### GIVEN REQUEST
Reproduce every entry that follows word for word, but omit the images.

### INFORMATION PROVIDED
|---|

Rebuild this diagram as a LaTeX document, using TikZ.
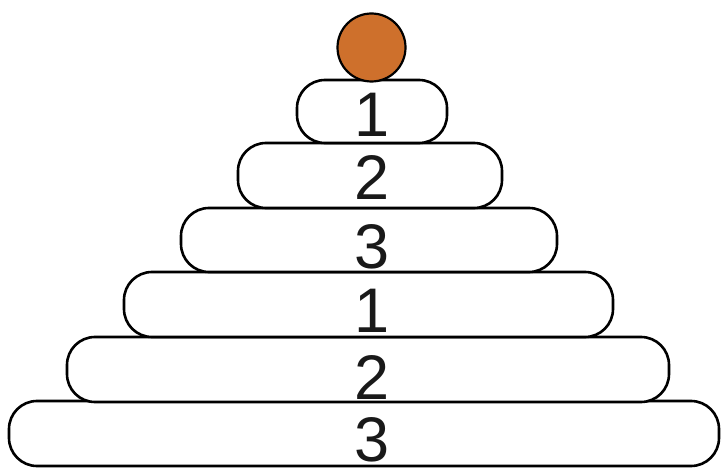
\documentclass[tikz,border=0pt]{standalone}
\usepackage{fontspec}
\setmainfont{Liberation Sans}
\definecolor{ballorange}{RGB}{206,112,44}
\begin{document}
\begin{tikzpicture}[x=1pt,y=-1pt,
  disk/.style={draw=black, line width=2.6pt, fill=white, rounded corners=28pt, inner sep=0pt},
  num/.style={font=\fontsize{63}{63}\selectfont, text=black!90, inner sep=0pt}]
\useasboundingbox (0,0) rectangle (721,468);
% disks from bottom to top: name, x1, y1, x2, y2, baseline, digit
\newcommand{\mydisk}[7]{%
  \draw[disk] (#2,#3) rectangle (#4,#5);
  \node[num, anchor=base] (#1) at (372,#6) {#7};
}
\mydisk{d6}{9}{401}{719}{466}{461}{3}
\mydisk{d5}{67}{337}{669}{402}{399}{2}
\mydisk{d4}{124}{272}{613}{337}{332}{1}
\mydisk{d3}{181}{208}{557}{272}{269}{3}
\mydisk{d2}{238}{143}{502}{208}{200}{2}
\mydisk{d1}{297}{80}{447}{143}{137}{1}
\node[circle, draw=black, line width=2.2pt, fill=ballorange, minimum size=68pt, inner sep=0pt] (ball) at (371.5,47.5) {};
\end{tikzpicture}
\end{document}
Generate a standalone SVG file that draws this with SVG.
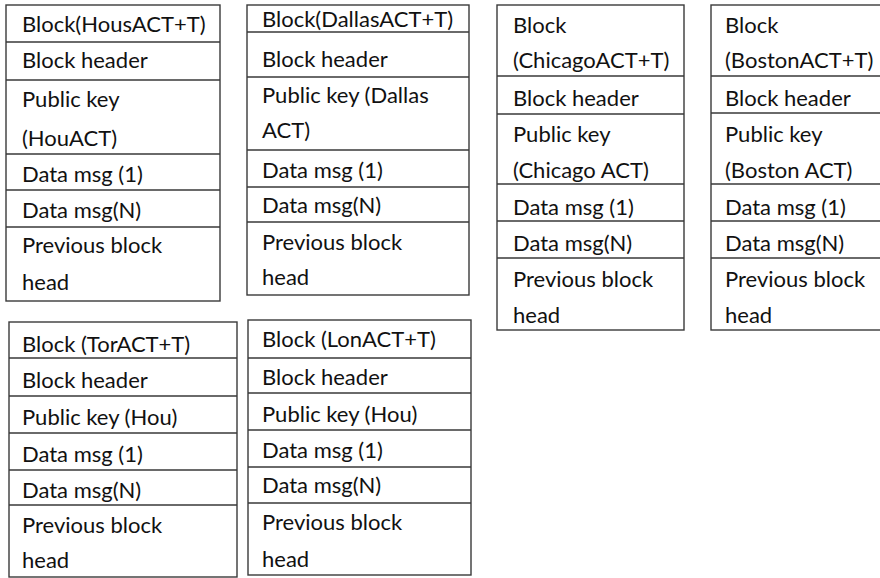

|---|

### EXERCISE RESULT
Rebuild this diagram as a LaTeX document, using TikZ.
\documentclass[tikz,border=0pt]{standalone}
\usepackage{fontspec}
\setmainfont{Liberation Sans}
\definecolor{ballorange}{RGB}{206,112,44}
\begin{document}
\begin{tikzpicture}[x=1pt,y=-1pt,
  disk/.style={draw=black, line width=2.6pt, fill=white, rounded corners=28pt, inner sep=0pt},
  num/.style={font=\fontsize{63}{63}\selectfont, text=black!90, inner sep=0pt}]
\useasboundingbox (0,0) rectangle (721,468);
% disks from bottom to top: name, x1, y1, x2, y2, baseline, digit
\newcommand{\mydisk}[7]{%
  \draw[disk] (#2,#3) rectangle (#4,#5);
  \node[num, anchor=base] (#1) at (372,#6) {#7};
}
\mydisk{d6}{9}{401}{719}{466}{461}{3}
\mydisk{d5}{67}{337}{669}{402}{399}{2}
\mydisk{d4}{124}{272}{613}{337}{332}{1}
\mydisk{d3}{181}{208}{557}{272}{269}{3}
\mydisk{d2}{238}{143}{502}{208}{200}{2}
\mydisk{d1}{297}{80}{447}{143}{137}{1}
\node[circle, draw=black, line width=2.2pt, fill=ballorange, minimum size=68pt, inner sep=0pt] (ball) at (371.5,47.5) {};
\end{tikzpicture}
\end{document}
Generate a standalone SVG file that draws this with SVG.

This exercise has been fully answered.